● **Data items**
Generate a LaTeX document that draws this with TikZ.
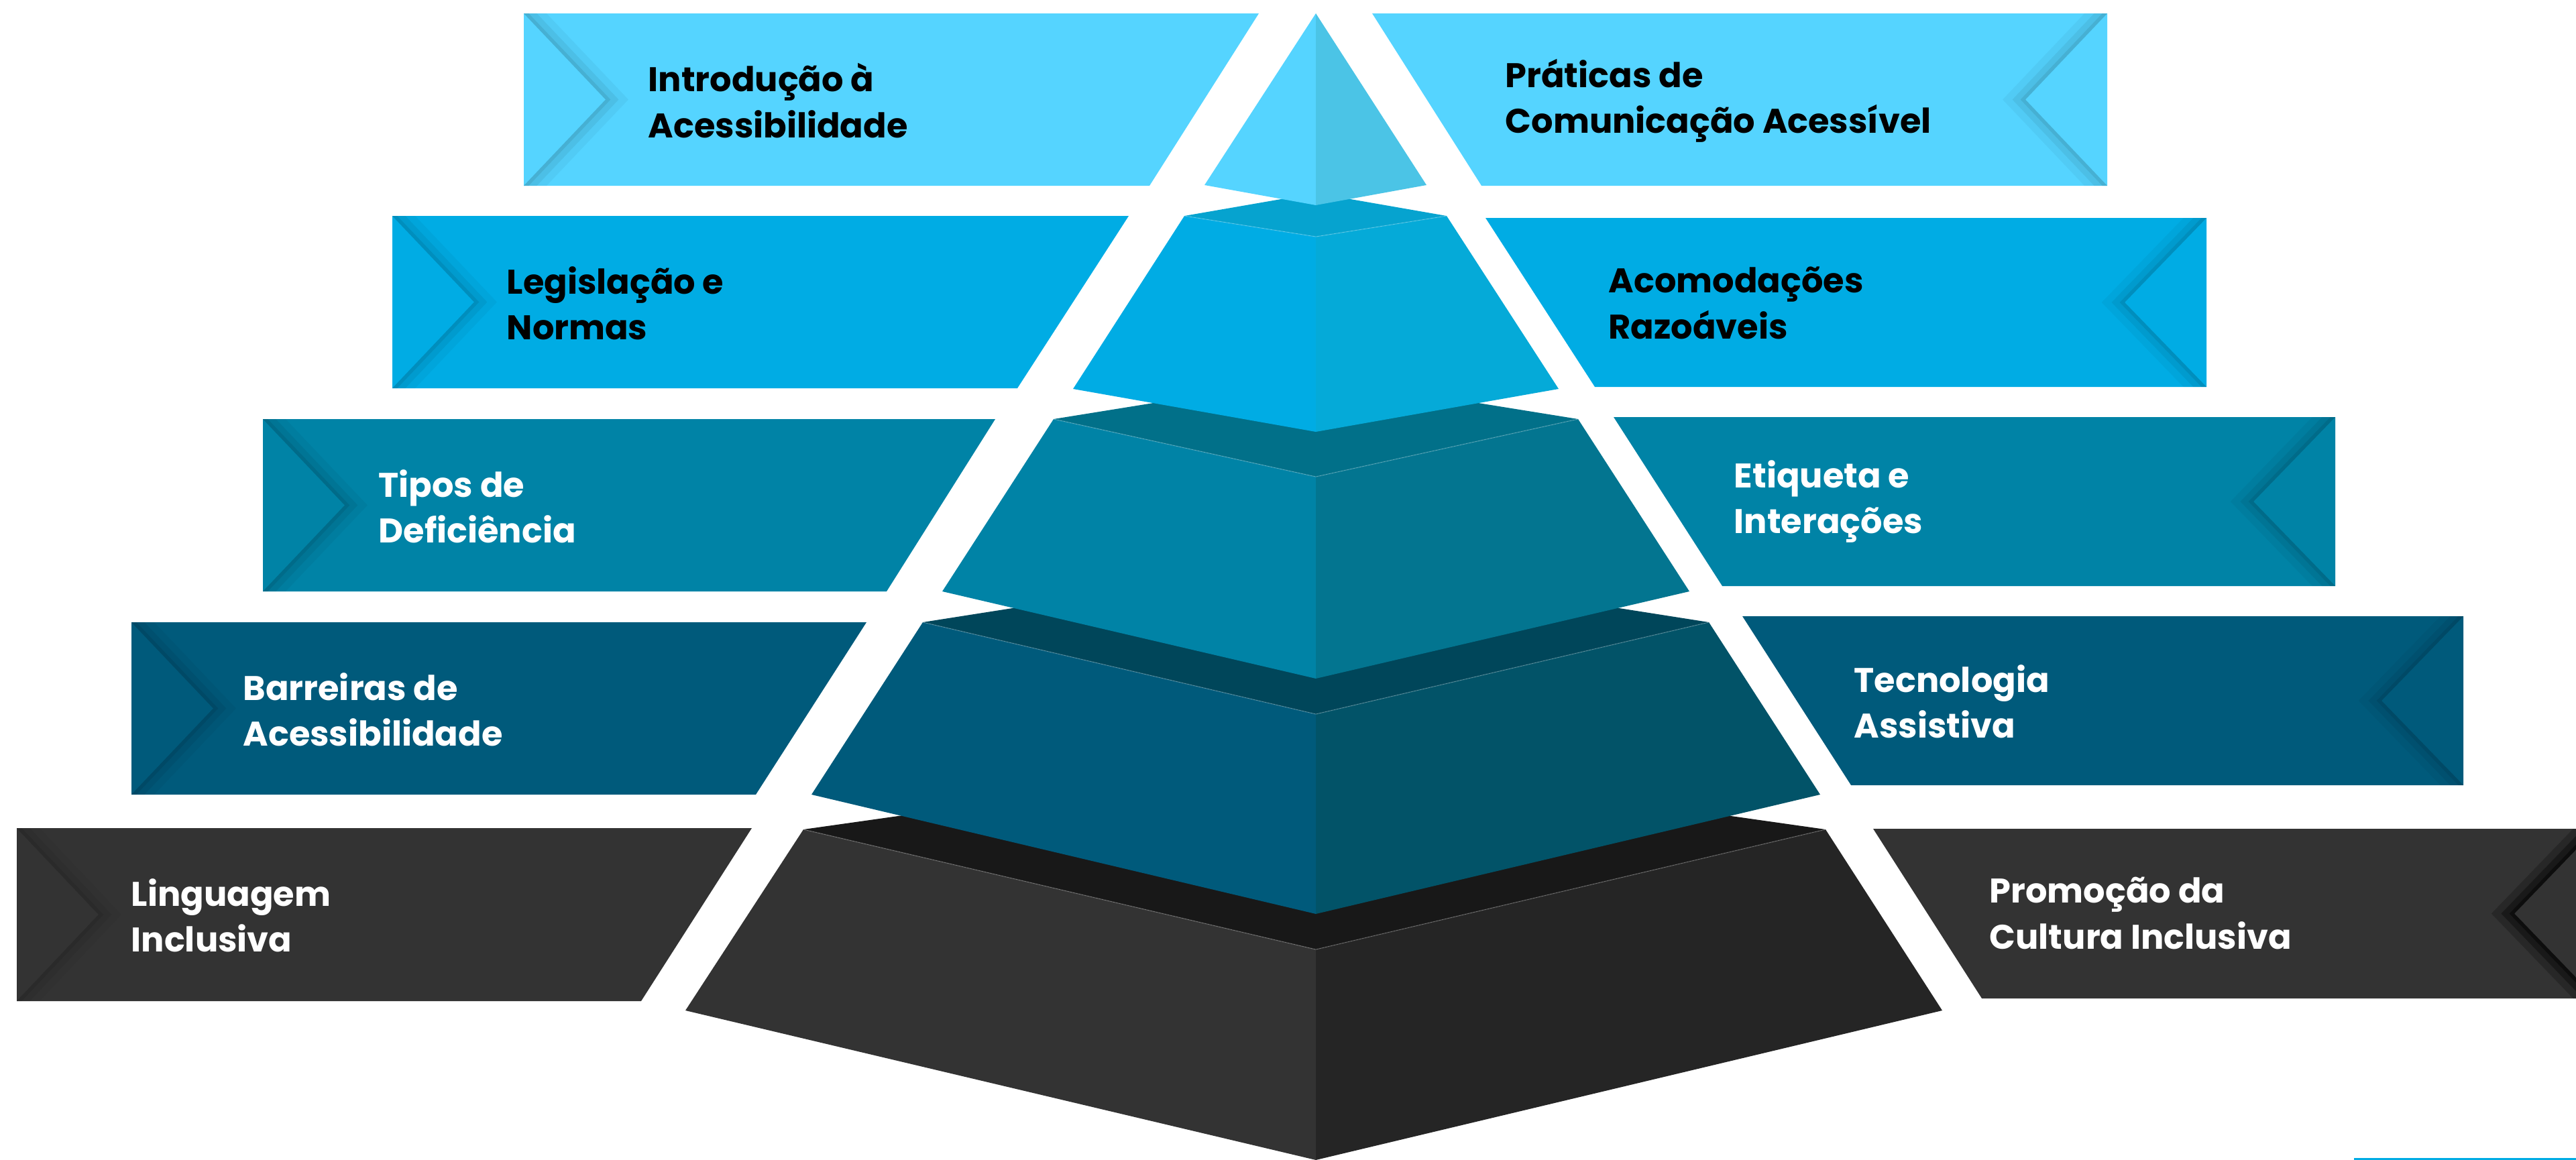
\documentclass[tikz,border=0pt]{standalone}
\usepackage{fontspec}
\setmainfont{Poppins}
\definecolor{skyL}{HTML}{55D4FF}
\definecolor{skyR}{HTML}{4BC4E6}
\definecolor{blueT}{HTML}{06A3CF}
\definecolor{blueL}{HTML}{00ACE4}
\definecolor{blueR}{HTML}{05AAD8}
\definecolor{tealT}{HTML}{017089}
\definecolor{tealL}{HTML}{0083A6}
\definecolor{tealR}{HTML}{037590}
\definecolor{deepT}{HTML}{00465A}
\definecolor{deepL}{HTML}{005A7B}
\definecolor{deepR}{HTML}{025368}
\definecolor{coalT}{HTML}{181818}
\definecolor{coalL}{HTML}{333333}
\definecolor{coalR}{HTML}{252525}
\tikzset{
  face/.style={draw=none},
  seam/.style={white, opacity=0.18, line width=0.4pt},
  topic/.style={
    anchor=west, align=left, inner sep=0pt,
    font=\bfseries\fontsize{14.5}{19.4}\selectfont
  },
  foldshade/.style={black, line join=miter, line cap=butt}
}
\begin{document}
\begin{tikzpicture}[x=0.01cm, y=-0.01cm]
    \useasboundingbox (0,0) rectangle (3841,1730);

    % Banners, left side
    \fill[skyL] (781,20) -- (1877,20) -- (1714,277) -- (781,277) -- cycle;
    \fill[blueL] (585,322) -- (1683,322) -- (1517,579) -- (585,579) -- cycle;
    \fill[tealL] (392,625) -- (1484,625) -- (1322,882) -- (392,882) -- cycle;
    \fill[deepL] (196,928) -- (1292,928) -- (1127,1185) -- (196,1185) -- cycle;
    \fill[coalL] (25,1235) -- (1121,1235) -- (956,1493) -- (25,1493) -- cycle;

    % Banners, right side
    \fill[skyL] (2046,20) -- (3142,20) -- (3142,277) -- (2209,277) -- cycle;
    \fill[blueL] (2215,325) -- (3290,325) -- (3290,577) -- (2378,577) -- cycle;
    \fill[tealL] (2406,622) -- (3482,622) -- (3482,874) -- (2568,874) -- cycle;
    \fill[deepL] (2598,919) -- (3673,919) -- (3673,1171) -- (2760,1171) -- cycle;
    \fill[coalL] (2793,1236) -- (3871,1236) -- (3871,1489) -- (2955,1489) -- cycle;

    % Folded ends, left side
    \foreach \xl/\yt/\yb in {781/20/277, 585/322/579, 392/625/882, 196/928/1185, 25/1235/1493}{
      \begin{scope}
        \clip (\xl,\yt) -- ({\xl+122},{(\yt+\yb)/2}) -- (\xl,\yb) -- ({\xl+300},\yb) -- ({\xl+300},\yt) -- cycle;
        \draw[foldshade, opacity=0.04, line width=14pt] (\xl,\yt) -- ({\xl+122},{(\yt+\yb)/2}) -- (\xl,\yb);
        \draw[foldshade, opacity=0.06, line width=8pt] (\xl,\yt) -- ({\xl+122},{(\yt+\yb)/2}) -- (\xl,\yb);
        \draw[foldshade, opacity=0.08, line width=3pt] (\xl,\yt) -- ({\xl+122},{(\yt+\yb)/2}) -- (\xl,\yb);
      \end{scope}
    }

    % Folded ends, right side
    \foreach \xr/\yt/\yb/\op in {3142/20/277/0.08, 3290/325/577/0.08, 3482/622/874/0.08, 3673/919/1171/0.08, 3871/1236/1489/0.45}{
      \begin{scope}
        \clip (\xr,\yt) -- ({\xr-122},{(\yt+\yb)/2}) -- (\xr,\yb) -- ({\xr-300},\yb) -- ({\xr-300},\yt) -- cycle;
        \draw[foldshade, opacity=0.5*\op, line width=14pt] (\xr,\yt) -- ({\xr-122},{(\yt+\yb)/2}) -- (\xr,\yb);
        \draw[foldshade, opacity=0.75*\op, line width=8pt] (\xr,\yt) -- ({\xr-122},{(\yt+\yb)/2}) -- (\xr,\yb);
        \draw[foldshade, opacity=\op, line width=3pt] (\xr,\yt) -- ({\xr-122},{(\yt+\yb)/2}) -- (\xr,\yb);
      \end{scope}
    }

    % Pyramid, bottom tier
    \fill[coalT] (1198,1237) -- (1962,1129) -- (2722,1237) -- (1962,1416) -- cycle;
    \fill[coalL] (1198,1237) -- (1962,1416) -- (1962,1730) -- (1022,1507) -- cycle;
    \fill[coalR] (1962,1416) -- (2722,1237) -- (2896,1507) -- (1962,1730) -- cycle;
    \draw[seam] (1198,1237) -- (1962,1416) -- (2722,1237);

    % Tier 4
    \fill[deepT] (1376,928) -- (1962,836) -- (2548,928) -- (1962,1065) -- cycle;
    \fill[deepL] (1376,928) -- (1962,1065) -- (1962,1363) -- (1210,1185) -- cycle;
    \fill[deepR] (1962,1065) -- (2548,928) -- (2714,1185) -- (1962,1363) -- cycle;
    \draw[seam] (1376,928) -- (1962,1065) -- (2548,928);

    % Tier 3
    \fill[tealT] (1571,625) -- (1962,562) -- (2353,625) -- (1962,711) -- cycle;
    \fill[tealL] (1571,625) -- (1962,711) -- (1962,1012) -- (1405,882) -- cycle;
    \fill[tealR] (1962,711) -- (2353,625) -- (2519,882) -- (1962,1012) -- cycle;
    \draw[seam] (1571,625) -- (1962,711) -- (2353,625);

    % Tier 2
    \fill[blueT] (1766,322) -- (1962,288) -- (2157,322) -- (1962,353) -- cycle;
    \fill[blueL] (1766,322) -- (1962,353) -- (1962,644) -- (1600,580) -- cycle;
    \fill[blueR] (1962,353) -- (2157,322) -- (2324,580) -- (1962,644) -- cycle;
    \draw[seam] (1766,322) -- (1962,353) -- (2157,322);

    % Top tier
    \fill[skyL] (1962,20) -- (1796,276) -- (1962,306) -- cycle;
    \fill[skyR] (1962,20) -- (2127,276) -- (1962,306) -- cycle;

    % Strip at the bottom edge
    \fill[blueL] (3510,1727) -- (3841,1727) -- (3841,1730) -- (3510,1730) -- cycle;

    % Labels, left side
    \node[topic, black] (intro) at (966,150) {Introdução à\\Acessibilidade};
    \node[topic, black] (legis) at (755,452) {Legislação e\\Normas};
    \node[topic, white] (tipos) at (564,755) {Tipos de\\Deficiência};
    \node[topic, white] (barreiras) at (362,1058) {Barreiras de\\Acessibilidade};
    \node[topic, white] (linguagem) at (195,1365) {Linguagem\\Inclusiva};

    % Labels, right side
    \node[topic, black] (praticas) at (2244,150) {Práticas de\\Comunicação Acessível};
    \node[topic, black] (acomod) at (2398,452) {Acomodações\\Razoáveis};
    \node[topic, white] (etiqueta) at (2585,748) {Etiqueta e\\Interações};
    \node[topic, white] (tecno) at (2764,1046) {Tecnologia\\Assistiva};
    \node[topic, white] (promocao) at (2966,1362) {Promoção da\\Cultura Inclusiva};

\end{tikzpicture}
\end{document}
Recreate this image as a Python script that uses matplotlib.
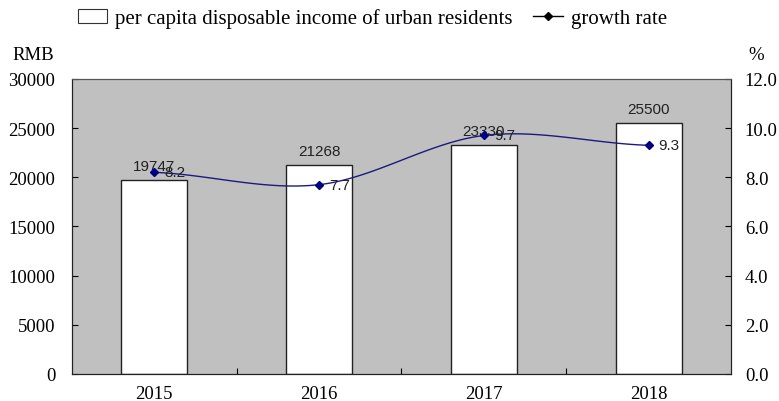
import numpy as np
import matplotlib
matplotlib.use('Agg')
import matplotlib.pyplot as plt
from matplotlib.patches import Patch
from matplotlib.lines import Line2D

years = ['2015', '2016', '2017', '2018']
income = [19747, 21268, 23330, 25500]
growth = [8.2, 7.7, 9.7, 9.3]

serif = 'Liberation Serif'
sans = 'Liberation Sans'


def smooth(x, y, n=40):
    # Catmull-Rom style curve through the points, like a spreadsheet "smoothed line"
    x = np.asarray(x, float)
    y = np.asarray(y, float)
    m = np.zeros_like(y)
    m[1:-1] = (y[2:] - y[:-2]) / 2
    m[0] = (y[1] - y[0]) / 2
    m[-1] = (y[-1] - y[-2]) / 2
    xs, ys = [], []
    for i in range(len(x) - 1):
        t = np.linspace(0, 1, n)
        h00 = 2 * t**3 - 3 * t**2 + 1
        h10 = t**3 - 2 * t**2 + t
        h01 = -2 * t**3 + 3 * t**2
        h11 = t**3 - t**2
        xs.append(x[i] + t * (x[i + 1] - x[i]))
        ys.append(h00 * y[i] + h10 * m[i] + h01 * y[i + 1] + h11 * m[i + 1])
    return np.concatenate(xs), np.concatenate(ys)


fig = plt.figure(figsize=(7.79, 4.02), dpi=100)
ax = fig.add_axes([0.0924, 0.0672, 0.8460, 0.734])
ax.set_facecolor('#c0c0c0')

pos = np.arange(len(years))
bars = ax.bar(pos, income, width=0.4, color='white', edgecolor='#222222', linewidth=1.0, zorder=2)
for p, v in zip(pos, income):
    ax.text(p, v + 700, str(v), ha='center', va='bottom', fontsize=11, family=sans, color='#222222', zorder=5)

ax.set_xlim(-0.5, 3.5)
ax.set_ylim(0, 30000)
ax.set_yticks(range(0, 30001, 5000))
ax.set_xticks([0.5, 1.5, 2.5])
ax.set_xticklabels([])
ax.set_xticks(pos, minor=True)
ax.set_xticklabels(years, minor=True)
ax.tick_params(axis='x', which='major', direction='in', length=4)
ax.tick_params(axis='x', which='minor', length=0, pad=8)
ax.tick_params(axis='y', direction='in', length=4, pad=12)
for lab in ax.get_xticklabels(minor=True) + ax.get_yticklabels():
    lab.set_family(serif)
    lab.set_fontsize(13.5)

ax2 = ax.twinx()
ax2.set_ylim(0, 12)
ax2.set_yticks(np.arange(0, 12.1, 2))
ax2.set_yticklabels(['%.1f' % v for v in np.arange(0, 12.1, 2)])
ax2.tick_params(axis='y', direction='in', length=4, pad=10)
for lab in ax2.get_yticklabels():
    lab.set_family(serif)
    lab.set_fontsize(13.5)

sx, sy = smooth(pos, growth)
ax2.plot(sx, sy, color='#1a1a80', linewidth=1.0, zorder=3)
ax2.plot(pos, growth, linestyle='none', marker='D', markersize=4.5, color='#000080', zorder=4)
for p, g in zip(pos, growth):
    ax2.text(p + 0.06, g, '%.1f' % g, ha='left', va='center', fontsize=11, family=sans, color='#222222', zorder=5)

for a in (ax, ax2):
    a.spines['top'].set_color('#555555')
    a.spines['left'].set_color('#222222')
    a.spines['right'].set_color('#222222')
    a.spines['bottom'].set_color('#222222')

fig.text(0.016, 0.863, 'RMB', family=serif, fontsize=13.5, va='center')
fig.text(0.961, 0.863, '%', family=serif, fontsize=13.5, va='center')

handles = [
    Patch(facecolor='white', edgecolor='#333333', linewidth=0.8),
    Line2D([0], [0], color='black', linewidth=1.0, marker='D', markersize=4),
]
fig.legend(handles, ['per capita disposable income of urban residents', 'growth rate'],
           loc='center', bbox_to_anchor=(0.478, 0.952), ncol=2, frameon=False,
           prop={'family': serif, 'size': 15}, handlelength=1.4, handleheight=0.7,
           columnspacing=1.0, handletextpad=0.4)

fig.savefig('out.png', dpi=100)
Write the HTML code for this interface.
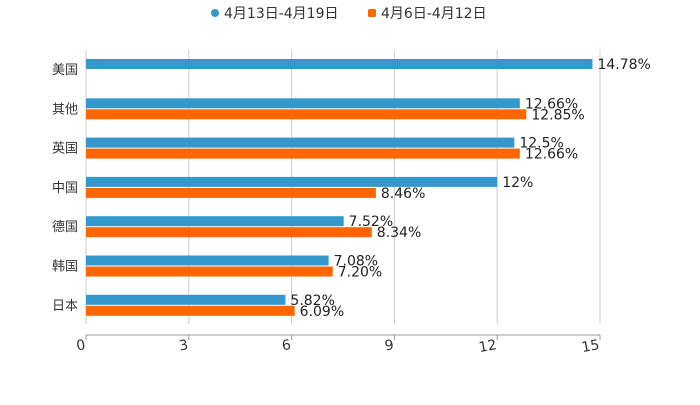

● **Set task**
Calculate how many lines of the material include the string "this", and state that number by itself.

● **Task output**
3